J'éprouve une nausée anticipée à l'idée des inventaires, des redites, des rediffusions et des redondances. A cause des émissions et des articles qui viendront nous rappeler ce qu'on a vécu en direct et que la plupart du temps on voudrait plutôt oublier.

Je suis par avance inquiet face aux prévisions, aux supputations pour l'avenir, à ce mélange promotionnel et, à la fois, désordonné qui, en gros, nous annonce pour l'année future ce qui aura constitué le terreau humain, culturel, médiatique, politique de l'année écoulée.

Je déteste ce rituel qui pour combler le vide nous offre une plénitude dérisoire et répétitive. Je ne parviens pas à approuver ces réflexes de l'audiovisuel, qui le conduisent à regarder derrière lui en croyant nous faire plaisir alors qu'on est lassé par la profusion accablante de ce qui nous a déjà submergés.

Mon sentiment me semble justifié même par rapport aux années que je pourrais qualifier d'ordinaires, alors bien davantage si on considère la tragique année 2015 qui a atteint, à deux reprises, la France en son coeur pour la meurtrir à mort.

Et il faut féliciter François Hollande d'avoir, contre tous les spécialistes du désarmement, maintenu la déchéance de nationalité dans le projet de révision constitutionnelle.

Pour revenir à ces rétrospectives et à ces prospectives, elles sont encore plus grotesques si on veut bien les appréhender dans le détail.

Même si aucun média ne va y échapper, force est de reconnaître que L'Obs a fait "fort" dans ce double registre.
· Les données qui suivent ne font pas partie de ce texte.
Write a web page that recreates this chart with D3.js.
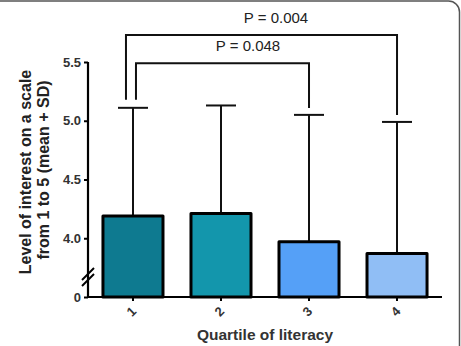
<!DOCTYPE html>
<html>
<head>
<meta charset="utf-8">
<script src="https://cdn.jsdelivr.net/npm/d3@7"></script>
<style>
  body { margin: 0; background: #fff; }
  text { font-family: "Liberation Sans", Arial, sans-serif; }
</style>
</head>
<body>
<div class="chart"></div>
<script>
// data
const quartiles = ["1", "2", "3", "4"];
const means = [4.19, 4.21, 3.97, 3.87];
const sds = [0.92, 0.92, 1.08, 1.12];
const barColors = ["#0e7a90", "#1396ac", "#55a0f7", "#90bef5"];
const yTicks = [3.5, 4.0, 4.5, 5.0, 5.5];
const yTickLabels = ["0", "4.0", "4.5", "5.0", "5.5"];
// significance brackets: [left group, right group, top value, label]
const brackets = [
    ["1", "4", 5.73, "P = 0.004"],
    ["1", "3", 5.49, "P = 0.048"]
];

const svgW = 461;
const svgH = 346;
const plotL = 88, plotR = 442, plotB = 297, plotT = 62;

const svg = d3.select(".chart")
    .append("svg")
    .attr("width", svgW)
    .attr("height", svgH);

// frame
svg.append("rect")
    .attr("x", -12).attr("y", 1)
    .attr("width", 471.5).attr("height", 380)
    .attr("rx", 11)
    .attr("fill", "none")
    .attr("stroke", "#555")
    .attr("stroke-width", 1.5);

const x = d3.scaleBand()
    .domain(quartiles)
    .range([plotL, plotR])
    .paddingInner(0.318)
    .paddingOuter(0.17);

const y = d3.scaleLinear()
    .domain([3.5, 5.5])
    .range([plotB, plotT]);

// error bars
const eb = svg.append("g")
    .attr("stroke", "#111")
    .attr("stroke-width", 2);

quartiles.forEach((q, i) => {
    const cx = x(q) + x.bandwidth() / 2;
    eb.append("line")
        .attr("x1", cx).attr("x2", cx)
        .attr("y1", y(means[i])).attr("y2", y(means[i] + sds[i]));
    eb.append("line")
        .attr("x1", cx - 15).attr("x2", cx + 15)
        .attr("y1", y(means[i] + sds[i])).attr("y2", y(means[i] + sds[i]));
});

// bars
svg.selectAll(".bar")
    .data(quartiles)
    .enter()
    .append("rect")
    .attr("class", "bar")
    .attr("x", d => x(d))
    .attr("y", (d, i) => y(means[i]))
    .attr("width", x.bandwidth())
    .attr("height", (d, i) => plotB - y(means[i]))
    .attr("fill", (d, i) => barColors[i])
    .attr("stroke", "#000")
    .attr("stroke-width", 3)
    .attr("stroke-linejoin", "round");

// y axis
const yAxis = svg.append("g")
    .attr("transform", `translate(${plotL},0)`)
    .call(d3.axisLeft(y)
        .tickValues(yTicks)
        .tickFormat((d, i) => yTickLabels[i])
        .tickSize(4)
        .tickPadding(3));

// x axis
const xAxis = svg.append("g")
    .attr("transform", `translate(0,${plotB})`)
    .call(d3.axisBottom(x).tickSize(4).tickSizeOuter(0));

[yAxis, xAxis].forEach(a => {
    a.select(".domain").attr("stroke", "#000").attr("stroke-width", 2.2);
    a.selectAll(".tick line").attr("stroke", "#000").attr("stroke-width", 2);
    a.selectAll(".tick text")
        .attr("fill", "#333")
        .style("font-size", "13px")
        .style("font-weight", "bold");
});
yAxis.select(".domain").attr("d", `M0,${plotT}V${plotB + 1}`);
xAxis.select(".domain").attr("d", `M${plotL - 1},0H${plotR}`);

xAxis.selectAll(".tick text")
    .attr("y", 0)
    .attr("dy", "0.35em")
    .attr("text-anchor", "end")
    .attr("transform", "translate(1,12) rotate(-45)");

// axis break marks
const brk = svg.append("g")
    .attr("stroke", "#000")
    .attr("stroke-width", 2);
[0, 6].forEach(off => {
    brk.append("line")
        .attr("x1", plotL - 6).attr("y1", 280 + off)
        .attr("x2", plotL + 6).attr("y2", 268 + off);
});

// significance brackets
const capTop = q => y(means[quartiles.indexOf(q)] + sds[quartiles.indexOf(q)]);
const leftOffsets = [-7, 3];
const textX = [276, 248];
brackets.forEach((b, i) => {
    const x1 = x(b[0]) + x.bandwidth() / 2 + leftOffsets[i];
    const x2 = x(b[1]) + x.bandwidth() / 2;
    const yt = y(b[2]);
    svg.append("path")
        .attr("d", `M${x1},${capTop(b[0]) - 8}V${yt}H${x2}V${capTop(b[1]) - 7}`)
        .attr("fill", "none")
        .attr("stroke", "#111")
        .attr("stroke-width", 2);
    svg.append("text")
        .attr("x", textX[i])
        .attr("y", yt - 12)
        .attr("text-anchor", "middle")
        .style("font-size", "15px")
        .style("fill", "#222")
        .text(b[3]);
});

// axis titles
svg.append("text")
    .attr("transform", "translate(31,172) rotate(-90)")
    .attr("text-anchor", "middle")
    .style("font-size", "16px")
    .style("font-weight", "bold")
    .style("fill", "#222")
    .text("Level of interest on a scale");

svg.append("text")
    .attr("transform", "translate(49,170) rotate(-90)")
    .attr("text-anchor", "middle")
    .style("font-size", "16px")
    .style("font-weight", "bold")
    .style("fill", "#222")
    .text("from 1 to 5 (mean + SD)");

svg.append("text")
    .attr("x", 265)
    .attr("y", 340)
    .attr("text-anchor", "middle")
    .style("font-size", "15.5px")
    .style("font-weight", "bold")
    .style("fill", "#333")
    .text("Quartile of literacy");
</script>
</body>
</html>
Sur 2015 par exemple, il nous pose une question qui accompagne une belle photographie de Léa Salamé :"2015, Léa Salamé, qui d'autre ?". Mais si les citoyens avaient été consultés, et pas seulement le corporatisme médiatique se persuadant que son nombril est l'univers, tant d'autres noms auraient pu être cités qui n'auraient pas confondu la visibilité avec la qualité. Sans provocation je formule cette seule interrogation : aussi bien sur France Inter que sur France 2 avec Laurent Ruquier, quelle a été la question révélant profondeur, intuition et originalité, sortant le téléspectateur et l'auditeur du conformisme, ouvrant des perspectives inattendues sur l'invité, son esprit, ses livres, ses positions ?
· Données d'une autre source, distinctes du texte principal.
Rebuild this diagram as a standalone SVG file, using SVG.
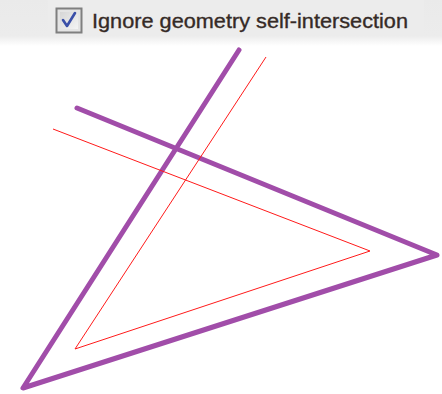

S'il y en avait une, même une seule, Léa Salamé aurait mérité ces hyperboles dangereux parce que l'écart est grand entre eux et sa réalité. Comme pour Claire Chazal hier.

Mais L'Obs ne recule devant rien. Il nous présente une liste de personnalités "qui vont faire 2016" et qui peu ou prou auraient pu se trouver aussi bien en lumière au cours de 2015.
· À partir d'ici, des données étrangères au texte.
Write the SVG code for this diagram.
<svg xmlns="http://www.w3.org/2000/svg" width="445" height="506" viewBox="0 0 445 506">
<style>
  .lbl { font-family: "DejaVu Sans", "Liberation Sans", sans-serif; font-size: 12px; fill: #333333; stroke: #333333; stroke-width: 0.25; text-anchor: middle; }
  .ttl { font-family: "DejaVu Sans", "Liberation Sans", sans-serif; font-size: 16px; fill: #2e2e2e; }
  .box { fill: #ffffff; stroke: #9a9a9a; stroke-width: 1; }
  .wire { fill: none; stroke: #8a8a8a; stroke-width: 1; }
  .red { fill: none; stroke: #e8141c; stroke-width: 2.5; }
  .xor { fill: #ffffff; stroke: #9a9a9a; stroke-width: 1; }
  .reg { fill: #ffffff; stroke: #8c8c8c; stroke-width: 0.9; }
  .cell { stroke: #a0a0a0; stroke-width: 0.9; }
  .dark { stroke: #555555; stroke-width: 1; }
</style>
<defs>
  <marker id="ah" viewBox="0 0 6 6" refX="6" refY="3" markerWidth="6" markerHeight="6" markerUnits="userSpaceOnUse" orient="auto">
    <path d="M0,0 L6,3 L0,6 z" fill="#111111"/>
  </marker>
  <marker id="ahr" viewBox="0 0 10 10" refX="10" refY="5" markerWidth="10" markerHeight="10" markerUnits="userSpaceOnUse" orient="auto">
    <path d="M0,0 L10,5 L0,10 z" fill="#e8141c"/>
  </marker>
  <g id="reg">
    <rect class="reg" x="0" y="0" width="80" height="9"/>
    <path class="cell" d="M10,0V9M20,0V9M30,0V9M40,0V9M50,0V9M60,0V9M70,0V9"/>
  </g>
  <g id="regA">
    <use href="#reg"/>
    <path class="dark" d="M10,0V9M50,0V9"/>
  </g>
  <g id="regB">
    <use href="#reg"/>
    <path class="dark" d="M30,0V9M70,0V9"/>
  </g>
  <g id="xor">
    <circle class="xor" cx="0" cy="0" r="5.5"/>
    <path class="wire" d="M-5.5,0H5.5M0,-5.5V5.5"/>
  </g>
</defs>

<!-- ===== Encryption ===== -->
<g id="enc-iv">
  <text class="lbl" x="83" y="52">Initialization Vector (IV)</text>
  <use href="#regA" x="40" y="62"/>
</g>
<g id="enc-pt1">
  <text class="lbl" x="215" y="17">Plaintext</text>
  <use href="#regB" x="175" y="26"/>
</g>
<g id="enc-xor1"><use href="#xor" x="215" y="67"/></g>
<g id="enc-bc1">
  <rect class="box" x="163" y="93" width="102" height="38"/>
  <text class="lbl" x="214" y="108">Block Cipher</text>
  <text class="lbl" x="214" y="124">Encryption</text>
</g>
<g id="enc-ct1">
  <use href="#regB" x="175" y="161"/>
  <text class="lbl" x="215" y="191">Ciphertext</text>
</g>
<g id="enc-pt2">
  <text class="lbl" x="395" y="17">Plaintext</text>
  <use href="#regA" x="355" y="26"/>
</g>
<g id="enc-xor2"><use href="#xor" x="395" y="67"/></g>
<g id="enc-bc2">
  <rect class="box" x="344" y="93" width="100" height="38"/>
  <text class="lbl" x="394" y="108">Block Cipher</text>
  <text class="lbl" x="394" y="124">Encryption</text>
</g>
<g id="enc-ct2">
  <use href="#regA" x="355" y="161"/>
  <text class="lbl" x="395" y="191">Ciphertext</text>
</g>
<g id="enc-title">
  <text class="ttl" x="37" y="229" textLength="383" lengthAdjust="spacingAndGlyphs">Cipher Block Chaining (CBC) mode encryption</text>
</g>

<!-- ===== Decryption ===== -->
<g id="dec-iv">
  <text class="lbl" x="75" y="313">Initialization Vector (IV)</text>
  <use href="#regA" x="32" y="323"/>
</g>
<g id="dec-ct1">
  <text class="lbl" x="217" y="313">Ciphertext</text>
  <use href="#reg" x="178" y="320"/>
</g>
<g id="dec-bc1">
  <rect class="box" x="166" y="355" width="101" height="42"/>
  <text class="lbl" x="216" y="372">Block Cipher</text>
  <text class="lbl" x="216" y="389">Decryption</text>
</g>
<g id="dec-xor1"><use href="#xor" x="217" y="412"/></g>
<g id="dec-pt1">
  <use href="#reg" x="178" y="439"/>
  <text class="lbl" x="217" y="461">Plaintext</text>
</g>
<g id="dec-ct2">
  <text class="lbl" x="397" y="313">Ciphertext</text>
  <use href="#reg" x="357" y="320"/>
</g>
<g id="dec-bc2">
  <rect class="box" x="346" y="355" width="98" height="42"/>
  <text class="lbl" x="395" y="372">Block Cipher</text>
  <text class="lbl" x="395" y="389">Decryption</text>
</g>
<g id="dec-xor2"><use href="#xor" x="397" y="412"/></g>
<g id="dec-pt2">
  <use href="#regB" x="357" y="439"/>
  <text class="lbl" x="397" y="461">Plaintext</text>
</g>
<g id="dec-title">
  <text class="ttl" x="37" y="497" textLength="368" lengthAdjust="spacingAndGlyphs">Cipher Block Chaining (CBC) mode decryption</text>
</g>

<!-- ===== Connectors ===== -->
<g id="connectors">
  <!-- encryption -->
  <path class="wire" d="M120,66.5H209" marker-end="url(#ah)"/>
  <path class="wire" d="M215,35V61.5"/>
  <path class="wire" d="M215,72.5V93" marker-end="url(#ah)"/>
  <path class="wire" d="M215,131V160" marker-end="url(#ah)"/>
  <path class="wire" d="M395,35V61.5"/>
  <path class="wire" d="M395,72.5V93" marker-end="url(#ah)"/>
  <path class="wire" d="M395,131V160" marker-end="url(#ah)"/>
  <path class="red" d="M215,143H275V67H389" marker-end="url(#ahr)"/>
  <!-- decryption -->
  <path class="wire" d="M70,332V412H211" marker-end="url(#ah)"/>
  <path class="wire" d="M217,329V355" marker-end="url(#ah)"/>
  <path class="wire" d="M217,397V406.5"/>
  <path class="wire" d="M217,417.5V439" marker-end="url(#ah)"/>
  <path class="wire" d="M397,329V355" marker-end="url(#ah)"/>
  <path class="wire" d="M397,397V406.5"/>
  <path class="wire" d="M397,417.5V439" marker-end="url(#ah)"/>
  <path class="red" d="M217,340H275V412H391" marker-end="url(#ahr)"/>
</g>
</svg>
On a déjà le droit de discuter le choix de celles-ci, son caractère incongru parfois ou purement privatif. Mais quand la sélection est pertinente, nécessaire, l'absurdité atteint son comble au regard des personnes désignées pour écrire les contributions. J'entends bien que ce peut être un effet de surprise que de créer un contraste total entre le sujet et son rédacteur mais tout de même !

Jérôme Cahuzac par Hervé Falciani, le pape François par Thomas Thévenoud, Marc Trévidic par l'acteur jouant le juge d'instruction dans Engrenages, Marine Le Pen par Yassine Belattar, autant d'anomalies qui n'avaient pour finalité que de manifester le plus de distance possible entre celui ou celle dont on parle et son analyste ! On aurait pu craindre le pire : un criminel décrit par sa victime !

Il y a heureusement des cohérences et des réussites : Les frères Coen par Arnaud Desplechin, John Le Carre par Pierre Assouline ou Hillary Clinton par Ségolène Royal!

Le fond me paraît ici ou là discutable. Marc-Olivier Fogiel s'est attelé à la lourde tâche de dire du bien de Joey Starr. En gros il nous indique qu'il l'apprécie parce qu'il reste le même et qu'il ne se renie jamais. Je songe à la phrase de Paul Valéry : "être soi, cela en vaut-il la peine ?". Et puis ne pas se renier est une vertu seulement si le premier mouvement est valable ! S'il ne l'est pas, se renier relève du devoir !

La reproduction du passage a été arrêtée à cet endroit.